As for Director Comey’s chastisement of Hillary Clinton, she’s already accepted that she screwed up with the personal server. I can guarantee you that she’ll not make this mistake, again. But I didn’t like Comey’s tone in his statement. Unless he was willing to broaden his criticism to include Colin Powell, as well as various other cabinet members that have used private email accounts, than his chastisement rings hollow. And more than a little patronizing.

But it’s over and done. Trump will excerpt the bad bits, and mangle them as only he knows how, and we’ll hear about them forever and a day. But I think the majority of Americans are just sick and tired of the topic, so Trump will only hurt himself…something he’s very good at.

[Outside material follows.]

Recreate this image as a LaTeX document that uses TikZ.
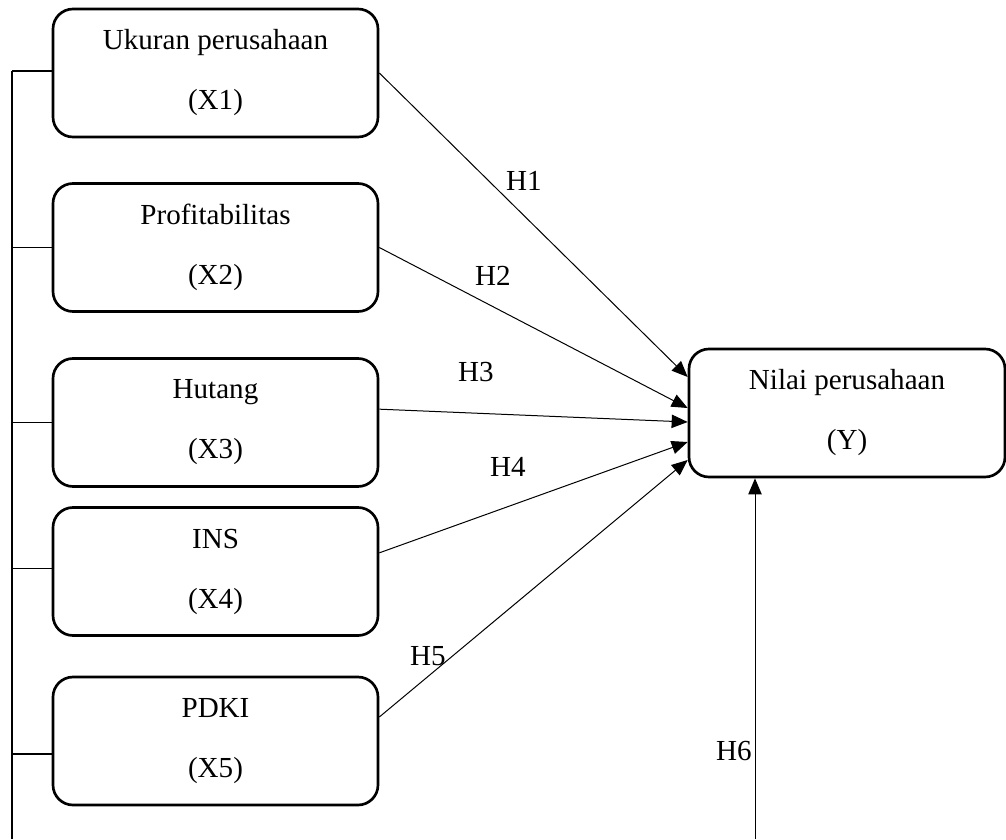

The FBI Director’s statement also has, in my opinion, an impact on the FOIA lawsuits. If additional emails were found, they were most likely turned over to State and will be released. But Comey also went into a great deal of explanation as to why they weren’t discovered, and most of that has to do with incorrect searches, and technology. He very carefully noted that the FBI found no evidence of emails being deleted in order to hide their contents.

I should add here that we found no evidence that any of the additional work-related e-mails were intentionally deleted in an effort to conceal them. Our assessment is that, like many e-mail users, Secretary Clinton periodically deleted e-mails or e-mails were purged from the system when devices were changed. Because she was not using a government account—or even a commercial account like Gmail—there was no archiving at all of her e-mails, so it is not surprising that we discovered e-mails that were not on Secretary Clinton’s system in 2014, when she produced the 30,000 e-mails to the State Department.

It could also be that some of the additional work-related e-mails we recovered were among those deleted as “personal” by Secretary Clinton’s lawyers when they reviewed and sorted her e-mails for production in 2014.

The lawyers doing the sorting for Secretary Clinton in 2014 did not individually read the content of all of her e-mails, as we did for those available to us; instead, they relied on header information and used search terms to try to find all work-related e-mails among the reportedly more than 60,000 total e-mails remaining on Secretary Clinton’s personal system in 2014. It is highly likely their search terms missed some work-related e-mails, and that we later found them, for example, in the mailboxes of other officials or in the slack space of a server.

It is also likely that there are other work-related e-mails that they did not produce to State and that we did not find elsewhere, and that are now gone because they deleted all e-mails they did not return to State, and the lawyers cleaned their devices in such a way as to preclude complete forensic recovery.

We have conducted interviews and done technical examination to attempt to understand how that sorting was done by her attorneys. Although we do not have complete visibility because we are not able to fully reconstruct the electronic record of that sorting, we believe our investigation has been sufficient to give us reasonable confidence there was no intentional misconduct in connection with that sorting effort.

The FOIA lawsuits imply that material was held back deliberately, and the FBI has basically cleared all personnel of deliberate malfeasance when it comes to document discovery. The department doesn’t think highly of Clinton’s use of a private email server, State’s email systems and handling of classified information, but that’s not a surprise. State itself has noted that it has problems, as evidenced by the OIG report.

My hope is that the FBI Director’s statement will end these absurd FOIA discovery efforts. Unless Judicial Watch, the instigator of most, wants to depose Director Comey or his agents. In which case all I can say is good luck with that one.

The problem of too many requests for information, the State being badly backlogged on FOIA requests, the large number of lawsuits, and the intolerant arrogance of some of the Judges involved in the lawsuits is costing taxpayers millions of dollars and needs to end.

This all needs to end.

If people don’t want to vote for Hillary Clinton because she used a private email server, fine. I’m glad they found the issue that’s of most importance to them. But large chunks of our federal government are being used by Republicans to attack Clinton rather than focusing on the tasks they should be focused on. And there’s better use for the taxpayer money being spent than to fund Judicial Watch and other conservative organizations’ continuous and never-ending FOIA demands.